A Guilty Conscience and Jesus

One thing that I have been thinking through lately is how people deal with thier guilt. It is especially amazing how those of us who call ourselves Christians (and in some cases are) find other ways to deal with their guilt instead of resting in Jesus. People retreat to the acts of doing good things like praying more, bible study, church attendance, social justice and serving others in hopes that these good deeds will put at peace their guilty conscience. Other people (though they may include religious types) try to suppress those “guilt feelings” by retreating from the activities mentioned above and run to entertainment, personal success, accumulation of more things or finding one’s identity in anything other then the truth (and I mean the only truth of how God has chosen to deal with guilt which is a result of sin).

Guilt (true guilt as a result of sin and not man made manipulated guilt) before God is something to be taken serious. It is the conscience responding to the Holy law of a personal God who says we are guilty of idolatry. When internally in our thinking we place our self, someone else (other than God) or something else at the center of our thinking and declare it by our own authority something worthy to be worshiped, we commit idolatry. This is a sin against the holy and righteous God who really is there and has said “you shall have no other gods before me.” The result is a guilty conscience saying “wrong.”  

As one who without shame believes in the Jesus of the Old and New Testaments (not the therapeutic relative Jesus constructed in the 21st century), God has given people a real way (I really mean a true and only way) in which my idolatry and guilt in turn be dealt with. If my guilt is a result of my idolatry, and my performance (ex. social justice, attending church, praying more, entertainment etc…) can not truly remove from me the idols of my heart (including the exaltation of me in performing good deeds), then what can? 

Briefly consider some options that are lengthy blog posts in themselves. If the bible is not true then you are left with the authority of the ethical (what is right?), epistemological (how do you know?) and ontological (says who?) “experts” in the fields of psychology, sociology, anthropology and philosophy. Do not get me wrong. There is nothing wrong with these fields of study. However, only the Jesus of the Old and New Testaments can supply the true answers (that make rational and experiential sense of what really is) to the major questions in these fields of study. The reality of who Jesus is and what he has done really gives the basis for studying these subjects as we seek to answer the questions in these various fields of study. Apart from the authority and reality of Jesus, ones only option is the relative authority of himself, society and state (no matter what party or form of government). The question becomes “by whose authority?”

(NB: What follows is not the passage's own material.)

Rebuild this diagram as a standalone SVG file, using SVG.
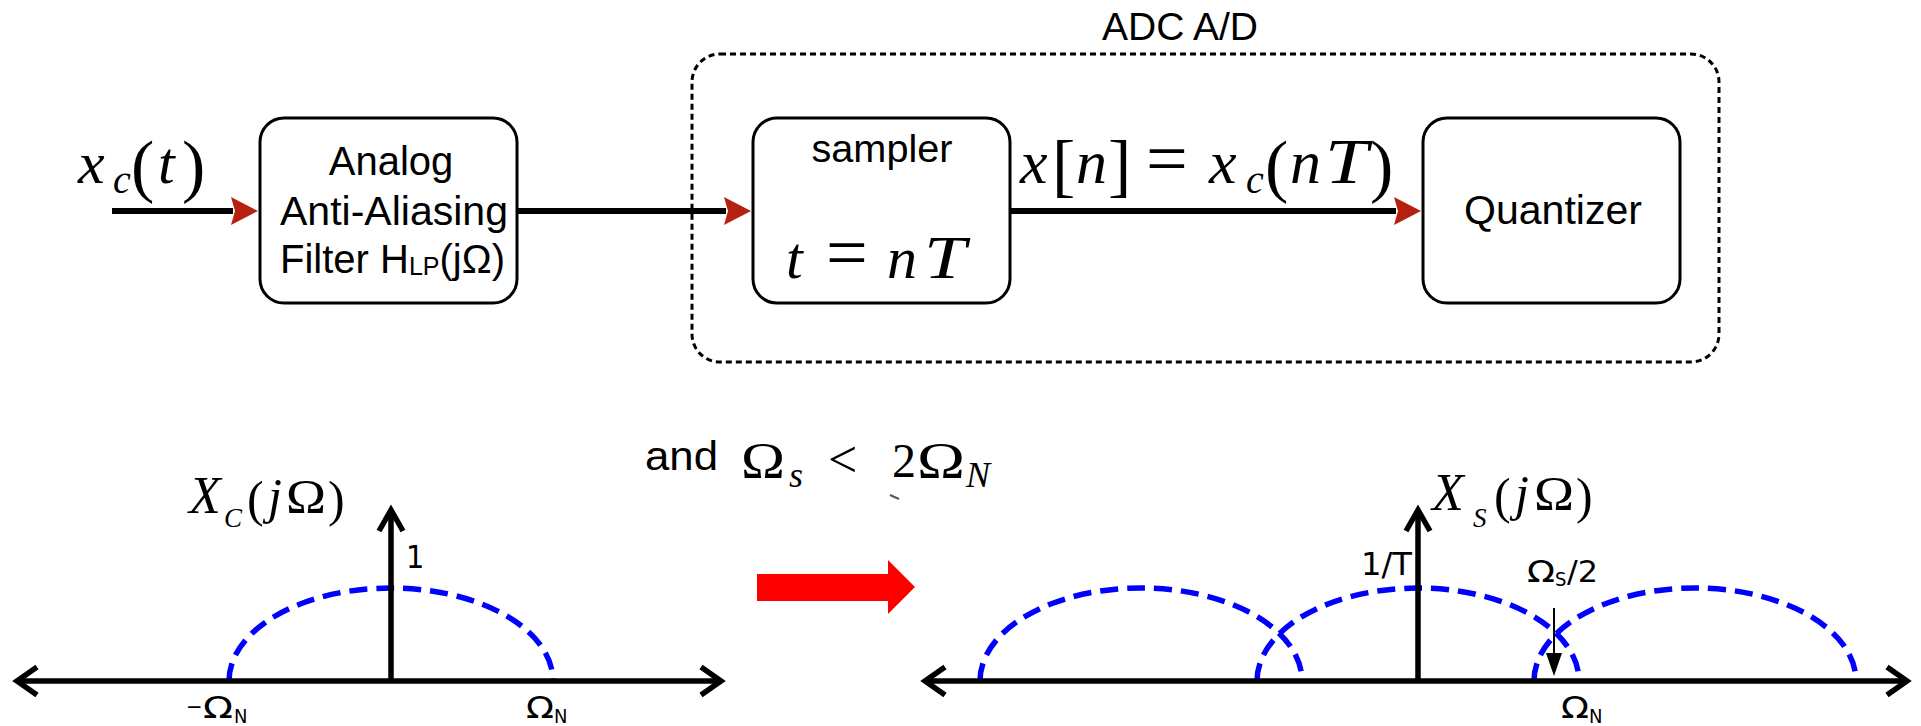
<svg xmlns="http://www.w3.org/2000/svg" width="1921" height="726" viewBox="0 0 1921 726">
<style>
.box{fill:#fff;stroke:#000;stroke-width:3}
.adc{fill:none;stroke:#000;stroke-width:3;stroke-dasharray:6 4}
.wire{stroke:#000;stroke-width:6;fill:none}
.axis{stroke:#000;stroke-width:5.5;fill:none;stroke-linejoin:miter}
.spec{fill:none;stroke:#0000ff;stroke-width:5.5;stroke-dasharray:18 9}
.sans{font-family:"Liberation Sans",Arial,sans-serif;fill:#000}
.math{font-family:"Liberation Serif","Times New Roman",serif;fill:#000}
.it{font-style:italic}
.lab{font-family:"DejaVu Sans","Liberation Sans",sans-serif;font-stretch:condensed;fill:#000}
</style>
<defs>
<marker id="red" viewBox="0 0 28 28" markerWidth="28" markerHeight="28" markerUnits="userSpaceOnUse" refX="2" refY="14" orient="auto">
<path d="M0,0 L27,14 L0,28 L4,14 Z" fill="#b5210f"/>
</marker>
</defs>
<rect width="1921" height="726" fill="#fff"/>

<g id="adc-group">
<rect class="adc" x="692" y="54" width="1027" height="308" rx="28"/>
<text class="sans" x="1180" y="40" font-size="39" text-anchor="middle">ADC A/D</text>
</g>

<g id="filter">
<rect class="box" x="260" y="118" width="257" height="185" rx="24"/>
<text class="sans" x="391" y="175" font-size="40" text-anchor="middle">Analog</text>
<text class="sans" x="394" y="225" font-size="40" text-anchor="middle" textLength="228" lengthAdjust="spacingAndGlyphs">Anti-Aliasing</text>
<text class="sans" x="280" y="273" font-size="40" textLength="225" lengthAdjust="spacingAndGlyphs">Filter H<tspan font-size="25" dy="2">LP</tspan><tspan dy="-2">(jΩ)</tspan></text>
</g>

<g id="sampler">
<rect class="box" x="753" y="118" width="257" height="185" rx="24"/>
<text class="sans" x="882" y="162" font-size="38" text-anchor="middle" textLength="141" lengthAdjust="spacingAndGlyphs">sampler</text>
<text class="math it" x="786" y="278" font-size="60">t</text>
<text class="math" x="826" y="277" font-size="74">=</text>
<text class="math it" x="887" y="278" font-size="60">n</text>
<text class="math it" x="924" y="278" font-size="62" textLength="42" lengthAdjust="spacingAndGlyphs">T</text>
</g>

<g id="quantizer">
<rect class="box" x="1423" y="118" width="257" height="185" rx="24"/>
<text class="sans" x="1553" y="224" font-size="40" text-anchor="middle" textLength="178" lengthAdjust="spacingAndGlyphs">Quantizer</text>
</g>

<g id="connectors">
<line class="wire" x1="112" y1="211" x2="233" y2="211" marker-end="url(#red)"/>
<line class="wire" x1="517" y1="211" x2="726" y2="211" marker-end="url(#red)"/>
<line class="wire" x1="1010" y1="211" x2="1396" y2="211" marker-end="url(#red)"/>
</g>

<g id="label-xct">
<text class="math" y="183"><tspan class="it" x="78" font-size="60">x</tspan><tspan class="it" x="113" y="193" font-size="40">c</tspan><tspan x="131" y="189" font-size="70">(</tspan><tspan class="it" x="158" y="183" font-size="60">t</tspan><tspan x="182" y="189" font-size="70">)</tspan></text>
</g>

<g id="label-xn">
<text class="math" y="183"><tspan class="it" x="1020" font-size="62">x</tspan><tspan x="1052" y="189" font-size="70">[</tspan><tspan class="it" x="1076" y="183" font-size="62">n</tspan><tspan x="1108" y="189" font-size="70">]</tspan><tspan x="1146" y="183" font-size="74">=</tspan><tspan class="it" x="1209" font-size="62">x</tspan><tspan class="it" x="1246" y="193" font-size="40">c</tspan><tspan x="1265" y="189" font-size="70">(</tspan><tspan class="it" x="1290" y="183" font-size="62">n</tspan></text>
<text class="math it" x="1325" y="183" font-size="64" textLength="43" lengthAdjust="spacingAndGlyphs">T</text>
<text class="math" x="1370" y="189" font-size="70">)</text>
</g>

<g id="condition">
<text class="sans" x="645" y="470" font-size="40" textLength="73" lengthAdjust="spacingAndGlyphs">and</text>
<text class="math" x="741" y="477" font-size="50" textLength="44" lengthAdjust="spacingAndGlyphs">Ω</text>
<text class="math it" x="789" y="487" font-size="36">s</text>
<text class="math" x="828" y="477" font-size="52">&lt;</text>
<text class="math" x="892" y="477" font-size="48">2</text>
<text class="math" x="917" y="477" font-size="50" textLength="48" lengthAdjust="spacingAndGlyphs">Ω</text>
<text class="math it" x="966" y="487" font-size="36">N</text>
<line x1="890" y1="495" x2="899" y2="499" stroke="#555" stroke-width="2"/>
</g>

<g id="red-arrow">
<path d="M757,574 H888 V560 L915,587 L888,614 V601 H757 Z" fill="#ff0000"/>
</g>

<g id="plot-xc">
<path class="spec" d="M229,681 A162,93 0 0 1 553,681"/>
<line class="axis" x1="17" y1="681" x2="721" y2="681"/>
<polyline class="axis" points="37,667 17,681 37,695"/>
<polyline class="axis" points="701,667 721,681 701,695"/>
<line class="axis" x1="391" y1="681" x2="391" y2="510"/>
<polyline class="axis" points="379,531 391,510 403,531"/>
<text class="math it" x="189" y="513" font-size="52">X</text>
<text class="math it" x="224" y="527" font-size="27">C</text>
<text class="math" x="247" y="516" font-size="50">(</text>
<text class="math it" x="268" y="513" font-size="50">j</text>
<text class="math" x="286" y="513" font-size="48" textLength="40" lengthAdjust="spacingAndGlyphs">Ω</text>
<text class="math" x="328" y="516" font-size="50">)</text>
<text class="lab" x="406" y="568" font-size="32">1</text>
<text class="lab" x="186" y="714" font-size="22">−</text>
<text class="lab" x="203" y="718" font-size="30" textLength="30" lengthAdjust="spacingAndGlyphs">Ω</text>
<text class="lab" x="234" y="723" font-size="20">N</text>
<text class="lab" x="526" y="718" font-size="30" textLength="28" lengthAdjust="spacingAndGlyphs">Ω</text>
<text class="lab" x="554" y="723" font-size="20">N</text>
</g>

<g id="plot-xs">
<path class="spec" d="M980,681 A161,93 0 0 1 1302,681"/>
<path class="spec" d="M1257,681 A161,93 0 0 1 1579,681"/>
<path class="spec" d="M1534,681 A161,93 0 0 1 1856,681"/>
<line class="axis" x1="925" y1="681" x2="1907" y2="681"/>
<polyline class="axis" points="945,667 925,681 945,695"/>
<polyline class="axis" points="1887,667 1907,681 1887,695"/>
<line class="axis" x1="1418" y1="681" x2="1418" y2="510"/>
<polyline class="axis" points="1406,531 1418,510 1430,531"/>
<text class="math it" x="1432" y="510" font-size="52">X</text>
<text class="math it" x="1473" y="527" font-size="27">S</text>
<text class="math" x="1494" y="513" font-size="50">(</text>
<text class="math it" x="1515" y="510" font-size="50">j</text>
<text class="math" x="1534" y="510" font-size="48" textLength="40" lengthAdjust="spacingAndGlyphs">Ω</text>
<text class="math" x="1576" y="513" font-size="50">)</text>
<text class="lab" x="1361" y="575" font-size="32" textLength="51" lengthAdjust="spacingAndGlyphs">1/T</text>
<text class="lab" x="1527" y="582" font-size="30" textLength="28" lengthAdjust="spacingAndGlyphs">Ω</text>
<text class="lab" x="1555" y="586" font-size="20">S</text>
<text class="lab" x="1567" y="582" font-size="30" textLength="31" lengthAdjust="spacingAndGlyphs">/2</text>
<line x1="1554" y1="608" x2="1554" y2="656" stroke="#000" stroke-width="2"/>
<path d="M1546,653 L1562,653 L1554,676 Z" fill="#000"/>
<text class="lab" x="1561" y="718" font-size="30" textLength="28" lengthAdjust="spacingAndGlyphs">Ω</text>
<text class="lab" x="1589" y="723" font-size="20">N</text>
</g>
</svg>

There is good news for those who believe in the authority of the Jesus of the Bible. We can have freedom from the tyranny of a guilty conscience.  It is not running to people or things with an attempt to suppress our conscience. It is believing and thus resting in Jesus. It was Jesus, as God and man, who came and lived on this earth to please God the Father in perfect obedience to the point of death on the cross in order to pay for our idolatry. After satisfying the Justice that a holy, good and righteous God demands on our behalf, He resurrected from the grave to live not only as King over all things, but as intercessor before His Father for us. Through Jesus I am declared righteous before God. Through the person and finished work of Jesus the loving and gracious Father has pitied and accepted me as his own. I have nothing to add. I simply with the empty hands of faith receive Jesus as King and redeemer of my life who was judged and then resurrected on my behalf. 

So, what do I do I when experience true moral guilt before God? Call sin what it is. I confess to God what He says it really is (1 John 1:8-10). It is me thinking and acting upon the lie that something or someone else other than God is to be worshiped. However, I must not continue to live in this guilt. As a believer, to do so would minimize the work of Jesus on my behalf. Further, I would not be living in what He has accomplished for me. We often run into 2 dangers. We sometimes do not call sin what it really is. Second, we (as believers) do not often rest in what Jesus has really accomplished for us. We minimize sin and the cross. As we equally call and confess sin as sin, so we must also simply call on and confess Jesus as our only hope.

To conclude, Jesus is the only way in which God has chosen to deal with sin and our guilty conscience as a result. Jesus is the only way I can be reconciled to a God that I have rebelled against. This is very good news. It makes sense of what I am as both a fallen and a redeemed man. Through Jesus I may now live by faith in Him as I experience peace with and enjoy God. Through Jesus my relationship with God has been restored. Paul put it this way. He said in Romans 5:1-2 that, “since we have been justified by faith, we have peace with God through our Lord Jesus Christ. Through him we have also obtained access by faith into this grace in which we stand, and we rejoice in the hope of the glory of God.” I am no longer a condemned man. Yes, I am a man who still struggles with sin. I am also a man standing before God through Jesus loved and accepted. I am not standing on what I can or cannot do. Rather I am standing and resting in who Jesus is and what he has done. If this is not true, then you are left to find an authority who can sufficiently explain to you a cause and solution as it pertains to guilt. I submit to you. To do so would be a vain and very cruel search.